In 1972 verscheen dan zijn officiële debuut, maar het duurde tot eind jaren zeventig, begin jaren tachtig voor hij geleidelijkaan zijn plaats vond. Bundels: "Gelukkig werd het weer een heel fijn weekend (1979)" en "Verschuivingen (1981)" werden gevolgd door het essay dat veel stof deed opwaaien "De Nieuwe Romantiek". Situering en bloemlezing, verschenen in 1981. Heel de literaire kritiek viel hem aan maar in Nederland vond Guy van Hoof waardering bij de criticus en dichter Tom van Deel die het met zijn benadering eens was.

De literaire uitgeverij Nioba vroeg hem een bundel en dat werd "De wetten van Copernicus (1988)", terwijl Dirk Claus hem bij Paradox wilde en dat leidde tot de verzamelbundel "Bestand (1993). De auteur wisselde poëzie af met essays, zoals de Literaire Gids voor provincie en stad Antwerpen (met Jos Boré die de provincie voor zijn rekening nam) in 1985 bij de uitgeverij Hadewych en een jaar later een essay over Thierry Deleu: Aan wat overblijft heb ik genoeg, 1986 bij het P.Nerudafonds; in 1989 De vrijheid heeft maar één gezicht, over schrijver-cineast en beeldenstormer Frans Buyens, en Als een jager in zijn grondgebied, 2002 bij de Vereniging van West-Vlaamse Schrijvers, opnieuw over Thierry Deleu. Nog in 2002 een essay over de poëzie van Rik Wouters: Recht van spreken.

In 1985 was hij ondertussen in Polen zijn bundel Uskok gaan voorstellen, in vertaling door prof. Jerzy Koch. In 1997 publiceerde het het Maison de la Poësie, Namur in het ts.
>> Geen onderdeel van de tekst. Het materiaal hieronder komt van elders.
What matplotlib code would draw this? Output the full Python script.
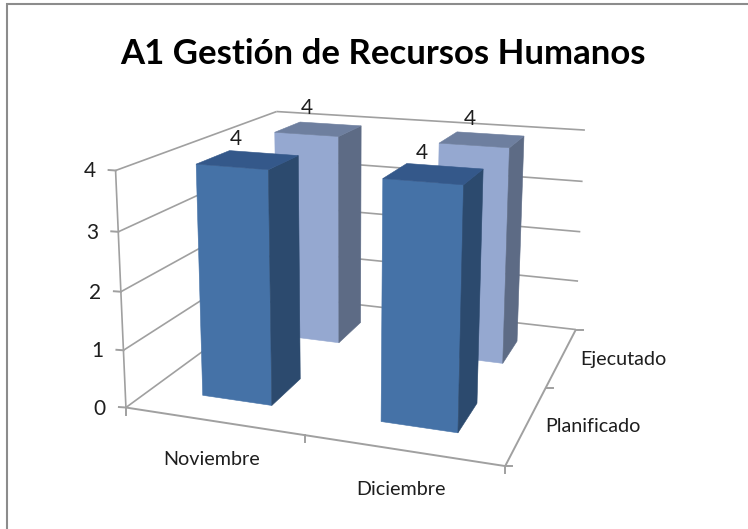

Sources een dozijn gedichten in Franse vertaling.

Toen Deleu in 2001 een uitgebreid essay publiceerde met als titel Guy van Hoof, dichter zonder kroon, met een bibliografie en een keuze uit verschenen bundels, groeide de belangstelling voor zijn werk. Rik Wouters vulde dat aan met zijn essay Woord én daad van Guy van Hoof, dat verscheen in 2005. Frank Decerf noteert in het ts. Dighter, 2007: Bij deze dichter vinden we een lang spoor aan degelijke publicaties in tijdschriften, aan stevige dichtbundels, aan volwaardige monografieën, aan eigentijdse bloemlezingen, aan verrassende essays ... Hij schrijft vanuit de buik, vanuit een passie, vanuit een missie.(...) De verdienste van deze stuwende kracht is de nooit aflatende intellectuele integriteit en de neiging alleen tevreden te zijn met de beste kwaliteit.

De voorbije jaren waren productief voor Guy van Hoof: gedichten in verscheidene uitgaven bij Demer uitgeverij van Hannie Rouweler, o.a. een drietalige bundel Frans-Nederlands-Afrikaans, een boek interviews met Willem M.Roggeman onder de titel Gesprekken..., in 2010. Daarvoor reeds een herdruk van Zwarte vijvers (oorspronkelijk opgenomen in Bestand), 2005 en de bundel Bekentenissen, in 2006, evenals de bloemlezing Een plaats onder de maan, 2007. Hij werd bestuurslid van de VVL, Vereniging van Vlaamse Letterkunde en schrijft in die functie ook bijdragen voor het tijdschrift De Auteur. In Geraardsbergen heeft men zijn wielergedicht, Tifosi, in steen gekapt aan de Vesten in het centrum van de Vlaamse wielersport.